When you file for a dissolution of marriage in Indiana, the Court will not grant the dissolution immediately.  At minimum, at least sixty days need to pass from the date the action is initiated to the date the Court is able to finalize the dissolution.  More often than not, the case will take longer than sixty days, sometimes lasting months or even longer than a year.  If you and your spouse are able to navigate the period of time between the filing of the dissolution action and the final resolution, there is no need to get the Court involved.  But what happens if there are issues that need to be addressed, such as who will continue to make the payment of certain bills, who gets possession of the family vehicles, and who gets custody of children?

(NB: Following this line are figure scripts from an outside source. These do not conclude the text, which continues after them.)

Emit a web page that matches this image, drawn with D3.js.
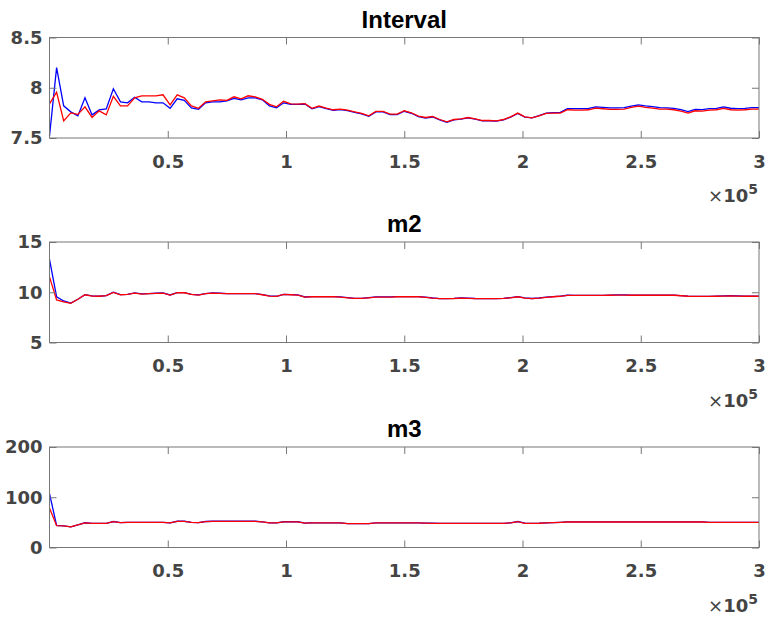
<!DOCTYPE html>
<html>
<head>
<meta charset="utf-8">
<script src="https://cdn.jsdelivr.net/npm/d3@7"></script>
<style>
  body { margin: 0; background: #fff; }
</style>
</head>
<body>
<div id="chart"></div>
<script>
const width = 770;
const height = 620;

// samples are taken every 3000 iterations, 0 .. 300000
const sampleStep = 3000;

const titles = ["Interval", "m2", "m3"];

const xTicks = [50000, 100000, 150000, 200000, 250000, 300000];
const yTicksInterval = [7.5, 8, 8.5];
const yTicksM2 = [5, 10, 15];
const yTicksM3 = [0, 100, 200];

const intervalBlue = [
    7.52, 8.20, 7.82, 7.76, 7.72, 7.90, 7.73, 7.78, 7.79, 7.99,
    7.86, 7.85, 7.905, 7.86, 7.86, 7.85, 7.85, 7.795, 7.89, 7.875,
    7.80, 7.785, 7.85, 7.86, 7.86, 7.87, 7.895, 7.88, 7.90, 7.90,
    7.88, 7.82, 7.80, 7.85, 7.835,
    7.835, 7.838, 7.79, 7.812, 7.792, 7.776, 7.782, 7.772, 7.756, 7.74,
    7.716, 7.76, 7.76, 7.733, 7.733, 7.766, 7.746, 7.712, 7.698, 7.709,
    7.68, 7.657, 7.68, 7.687, 7.70, 7.687, 7.67, 7.67, 7.668, 7.68,
    7.708, 7.745, 7.708, 7.70,
    7.722, 7.748, 7.752, 7.755, 7.793, 7.792, 7.792, 7.794, 7.81, 7.805,
    7.80, 7.80, 7.802, 7.818, 7.83, 7.82, 7.812, 7.802, 7.80, 7.795,
    7.782, 7.762, 7.785, 7.783, 7.792, 7.795, 7.81, 7.796, 7.792, 7.795,
    7.802, 7.802
];
const intervalRed = [
    7.84, 7.955, 7.67, 7.75, 7.735, 7.81, 7.705, 7.77, 7.73, 7.915,
    7.82, 7.82, 7.90, 7.92, 7.92, 7.92, 7.93, 7.83, 7.93, 7.90,
    7.82, 7.795, 7.86, 7.87, 7.88, 7.875, 7.91, 7.89, 7.92, 7.91,
    7.885, 7.835, 7.81, 7.865, 7.84,
    7.838, 7.842, 7.795, 7.818, 7.798, 7.781, 7.788, 7.778, 7.761, 7.745,
    7.721, 7.765, 7.765, 7.738, 7.738, 7.771, 7.751, 7.718, 7.704, 7.714,
    7.684, 7.661, 7.684, 7.691, 7.704, 7.691, 7.674, 7.674, 7.671, 7.684,
    7.711, 7.748, 7.711, 7.701,
    7.721, 7.745, 7.748, 7.748, 7.781, 7.778, 7.778, 7.781, 7.798, 7.791,
    7.785, 7.785, 7.788, 7.805, 7.818, 7.805, 7.798, 7.788, 7.788, 7.781,
    7.768, 7.748, 7.771, 7.768, 7.778, 7.781, 7.795, 7.781, 7.778, 7.781,
    7.788, 7.788
];

const m2Blue = [
    13.26, 9.55, 9.13, 8.92, 9.3, 9.76, 9.63, 9.6, 9.67, 10.0,
    9.76, 9.79, 9.93, 9.83, 9.87, 9.9, 9.93, 9.73, 9.96, 9.96,
    9.79, 9.73, 9.87, 9.93, 9.9, 9.87, 9.87, 9.87, 9.87, 9.87,
    9.76, 9.63, 9.6, 9.79, 9.76, 9.73, 9.53, 9.56, 9.56, 9.56,
    9.56, 9.53, 9.46, 9.4, 9.4, 9.46, 9.53, 9.53, 9.53, 9.56,
    9.56, 9.56, 9.56, 9.51, 9.43, 9.37, 9.37, 9.39, 9.43, 9.41,
    9.38, 9.37, 9.37, 9.37, 9.4, 9.46, 9.56, 9.43, 9.38, 9.43,
    9.51, 9.56, 9.61, 9.7, 9.69, 9.69, 9.69, 9.69, 9.69, 9.71,
    9.73, 9.73, 9.71, 9.71, 9.71, 9.71, 9.71, 9.71, 9.71, 9.66,
    9.61, 9.59, 9.59, 9.59, 9.61, 9.63, 9.65, 9.63, 9.61, 9.61,
    9.61
];
const m2Red = [
    11.53, 9.23, 9.05, 8.9, 9.3, 9.75, 9.62, 9.6, 9.66, 9.99,
    9.75, 9.78, 9.92, 9.82, 9.86, 9.89, 9.92, 9.72, 9.95, 9.95,
    9.78, 9.72, 9.86, 9.92, 9.89, 9.86, 9.86, 9.86, 9.86, 9.86,
    9.75, 9.62, 9.59, 9.78, 9.75, 9.72, 9.52, 9.55, 9.55, 9.55,
    9.55, 9.52, 9.45, 9.39, 9.39, 9.45, 9.52, 9.52, 9.52, 9.55,
    9.55, 9.55, 9.55, 9.5, 9.42, 9.36, 9.36, 9.38, 9.42, 9.4,
    9.37, 9.36, 9.36, 9.36, 9.39, 9.45, 9.55, 9.42, 9.37, 9.42,
    9.5, 9.55, 9.6, 9.69, 9.68, 9.68, 9.68, 9.68, 9.68, 9.7,
    9.72, 9.72, 9.7, 9.7, 9.7, 9.7, 9.7, 9.7, 9.7, 9.65,
    9.6, 9.58, 9.58, 9.58, 9.6, 9.62, 9.64, 9.62, 9.6, 9.6,
    9.6
];

const m3Blue = [
    107, 44.2, 43.2, 41.2, 45.2, 49.2, 48.2, 48.2, 48.2, 51.7,
    49.7, 50.2, 50.2, 50.2, 50.2, 50.2, 50.2, 49.2, 52.2, 52.2,
    50.2, 49.7, 51.7, 52.2, 52.2, 52.2, 52.2, 52.2, 52.2, 52.2,
    51.2, 49.2, 49.2, 51.2, 51.2, 51.2, 48.7, 49.2, 49.2, 49.2,
    49.2, 49.2, 47.7, 47.7, 47.7, 47.7, 49.2, 49.2, 49.2, 49.2,
    49.2, 49.2, 49.2, 48.7, 48.4, 48.2, 48.2, 48.2, 48.2, 48.2,
    48.2, 48.2, 48.2, 48.2, 48.2, 49.2, 51.7, 48.4, 48.2, 48.5,
    49.2, 49.7, 50.2, 50.9, 50.9, 50.9, 50.9, 50.9, 50.9, 50.9,
    50.9, 50.9, 50.9, 50.9, 50.9, 50.9, 50.9, 50.9, 50.9, 50.9,
    50.9, 50.9, 50.9, 50.2, 50.2, 50.2, 50.2, 50.2, 50.2, 50.2,
    50.2
];
const m3Red = [
    78.6, 43.5, 43, 41, 45, 49, 48, 48, 48, 51.5,
    49.5, 50, 50, 50, 50, 50, 50, 49, 52, 52,
    50, 49.5, 51.5, 52, 52, 52, 52, 52, 52, 52,
    51, 49, 49, 51, 51, 51, 48.5, 49, 49, 49,
    49, 49, 47.5, 47.5, 47.5, 47.5, 49, 49, 49, 49,
    49, 49, 49, 48.5, 48.2, 48, 48, 48, 48, 48,
    48, 48, 48, 48, 48, 49, 51.5, 48.2, 48, 48.3,
    49, 49.5, 50, 50.7, 50.7, 50.7, 50.7, 50.7, 50.7, 50.7,
    50.7, 50.7, 50.7, 50.7, 50.7, 50.7, 50.7, 50.7, 50.7, 50.7,
    50.7, 50.7, 50.7, 50, 50, 50, 50, 50, 50, 50,
    50
];

const panels = [
    { title: titles[0], top: 37.5, domain: [7.5, 8.5], yTicks: yTicksInterval, blue: intervalBlue, red: intervalRed },
    { title: titles[1], top: 242, domain: [5, 15], yTicks: yTicksM2, blue: m2Blue, red: m2Red },
    { title: titles[2], top: 447, domain: [0, 200], yTicks: yTicksM3, blue: m3Blue, red: m3Red }
];

const left = 49.5;
const right = 759;
const panelHeight = 100.5;
const labelColor = "#444";
const boxColor = "#777";

const svg = d3.select("#chart")
    .append("svg")
    .attr("width", width)
    .attr("height", height);

const x = d3.scaleLinear().domain([0, 300000]).range([left, right]);

function drawPanel(p) {
    const bottom = p.top + panelHeight;
    const y = d3.scaleLinear().domain(p.domain).range([bottom, p.top]);

    const g = svg.append("g");

    // lines first, box and ticks on top like matlab
    const line = d3.line()
        .x((d, i) => x(i * sampleStep))
        .y(d => y(d));

    g.append("path")
        .datum(p.blue)
        .attr("d", line)
        .attr("fill", "none")
        .attr("stroke", "#0000ff")
        .attr("stroke-width", 1.3);

    g.append("path")
        .datum(p.red)
        .attr("d", line)
        .attr("fill", "none")
        .attr("stroke", "#ff0000")
        .attr("stroke-width", 1.3);

    const axBottom = g.append("g")
        .attr("transform", "translate(0," + bottom + ")")
        .call(d3.axisBottom(x).tickValues(xTicks).tickSizeInner(-7).tickSizeOuter(0)
            .tickPadding(17).tickFormat(d => String(d / 1e5)));

    const axTop = g.append("g")
        .attr("transform", "translate(0," + p.top + ")")
        .call(d3.axisTop(x).tickValues(xTicks).tickSizeInner(-7).tickSizeOuter(0).tickFormat(""));

    const axLeft = g.append("g")
        .attr("transform", "translate(" + left + ",0)")
        .call(d3.axisLeft(y).tickValues(p.yTicks).tickSizeInner(-7).tickSizeOuter(0)
            .tickPadding(7).tickFormat(d => String(d)));

    const axRight = g.append("g")
        .attr("transform", "translate(" + right + ",0)")
        .call(d3.axisRight(y).tickValues(p.yTicks).tickSizeInner(-7).tickSizeOuter(0).tickFormat(""));

    [axBottom, axTop, axLeft, axRight].forEach(a => {
        a.select(".domain").remove();
        a.selectAll("line").attr("stroke", boxColor);
        a.selectAll("text")
            .attr("fill", labelColor)
            .style("font-family", "'DejaVu Sans', sans-serif")
            .style("font-weight", "bold")
            .style("font-size", "18px");
    });

    g.append("rect")
        .attr("x", left)
        .attr("y", p.top)
        .attr("width", right - left)
        .attr("height", panelHeight)
        .attr("fill", "none")
        .attr("stroke", boxColor)
        .attr("stroke-width", 1);

    g.append("text")
        .attr("x", (left + right) / 2)
        .attr("y", p.top - 10)
        .attr("text-anchor", "middle")
        .style("font-family", "'Liberation Sans', Arial, sans-serif")
        .style("font-weight", "bold")
        .style("font-size", "24px")
        .attr("fill", "#000")
        .text(p.title);

    // x10^5 exponent label
    const ex = g.append("text")
        .attr("x", right - 1)
        .attr("y", bottom + 64)
        .attr("text-anchor", "end")
        .attr("fill", labelColor)
        .style("font-family", "'DejaVu Sans', sans-serif")
        .style("font-size", "18px");
    ex.append("tspan").text("\u00d7");
    ex.append("tspan").style("font-weight", "bold").text("10");
    ex.append("tspan")
        .attr("dy", -8)
        .style("font-weight", "bold")
        .style("font-size", "14px")
        .text("5");
}

panels.forEach(drawPanel);
</script>
</body>
</html>
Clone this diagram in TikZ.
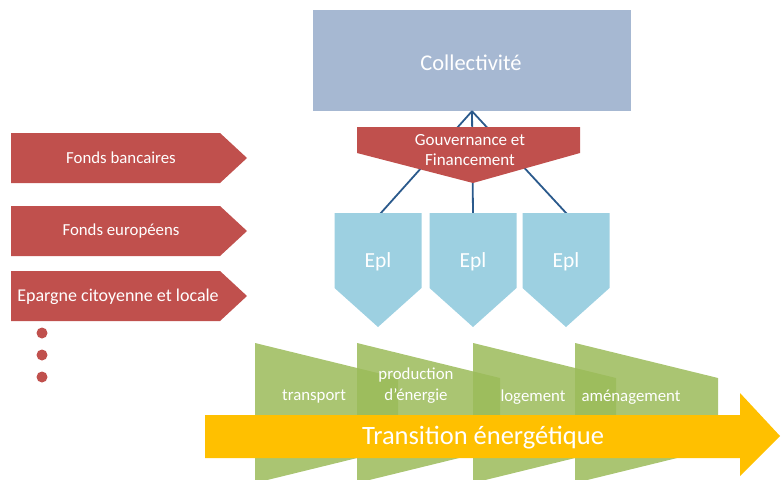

During an ongoing dissolution of marriage case, the Court has the authority to set a preliminary hearing. A preliminary hearing is a hearing that occurs after the initial pleadings are filed but before the final hearing or a final agreement has been reached between the parties and in which the Court sets temporary rules for the parties to abide by while the case is ongoing.  At a preliminary hearing, the Court commonly sets temporary rules related to who has possession of the real property, who has possession of what vehicles, who has possession of what personal property, and who pays the household bills and debts.  Additionally, the Court usually sets temporary rules related to custody, parenting time, child support, and other child related issues. 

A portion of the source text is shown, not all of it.